Hybrid Cross-Linked Bio Polymer-Epichlorohydrin/Fe3O4 Nanocomposite for As(V) Adsorption: Kinetic, Isotherm, Thermodynamic, and Mechanism Study

In the present work, iron-doped particle Carboxymethylchitosan nanocomposite cross-linked with epichlorohydrin (CMC-EPC/INC) were prepared, by a chemical precipitation method, characterized and evaluated for the removal of As(v) from an aqueous solution. The adsorbent was characterized by FT-IR, XRD, and SEM. Key parameters, including adsorbent dosage, pH, temperature, initial ion concentration, and contact time were investigated and found to be 0.4g, pH 4, 308K, 10 mg/L, and 120 min, respectively.

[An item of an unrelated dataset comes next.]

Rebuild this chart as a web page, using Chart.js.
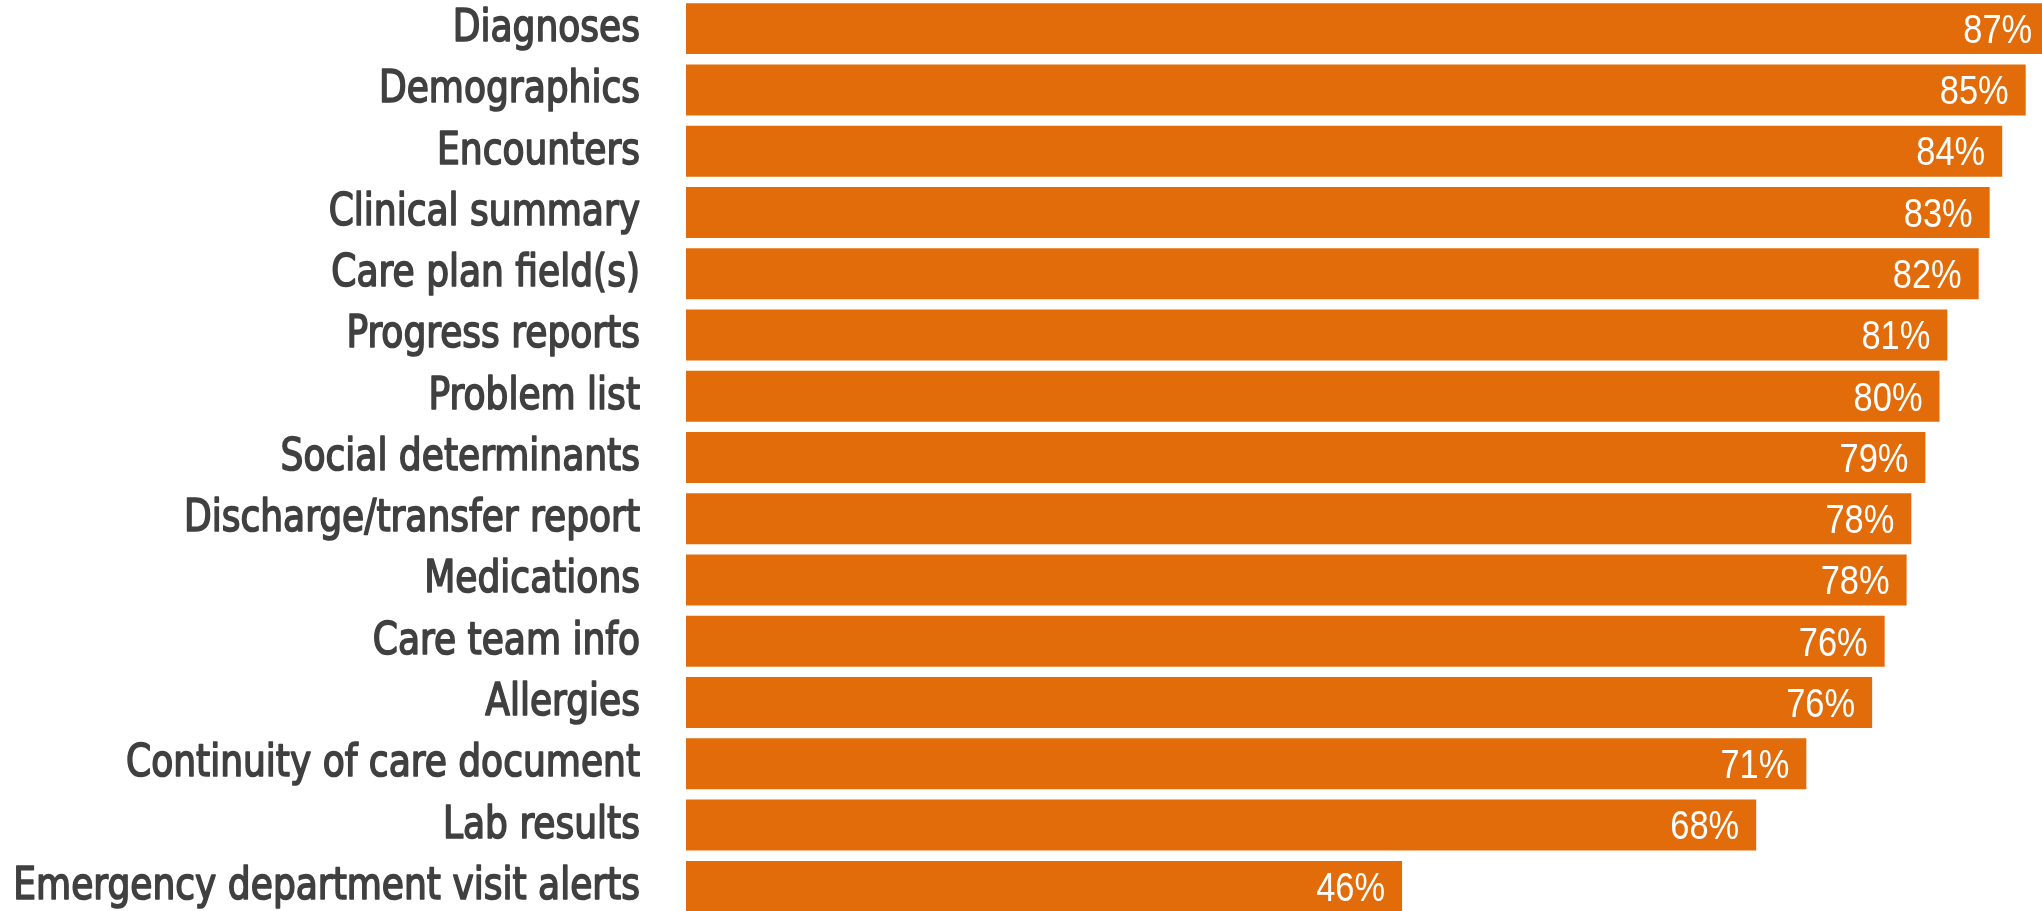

Mechanism study reveals the availability of amino groups in biopolymer, which act as active adsorption sites towards the arsenic anion. On evaluating isotherm models of Langmuir, Freundlich, Temkin, Elovich, Redlich-Peterson, and Dubbin-Radushkovich, it was found that the Langmuir isotherm model fitted better compared to other models having a maximum adsorption capacity of 28.99mg/g, a high regression coefficient value of 0.9988, least chi-square value of 0.1781 and validated by D-R isotherm also. The process was found to follow monolayer adsorption and pseudo-second-order kinetics. Thermodynamic parameters such as ∆S, ∆H, and ∆G indicated the spontaneous, endothermic, and physisorption nature of adsorption. Competing anions did not cause a significant reduction in the adsorption behavior of arsenic. Successful regeneration of the adsorbent implies its applicability to the removal of arsenic from real-life wastewater.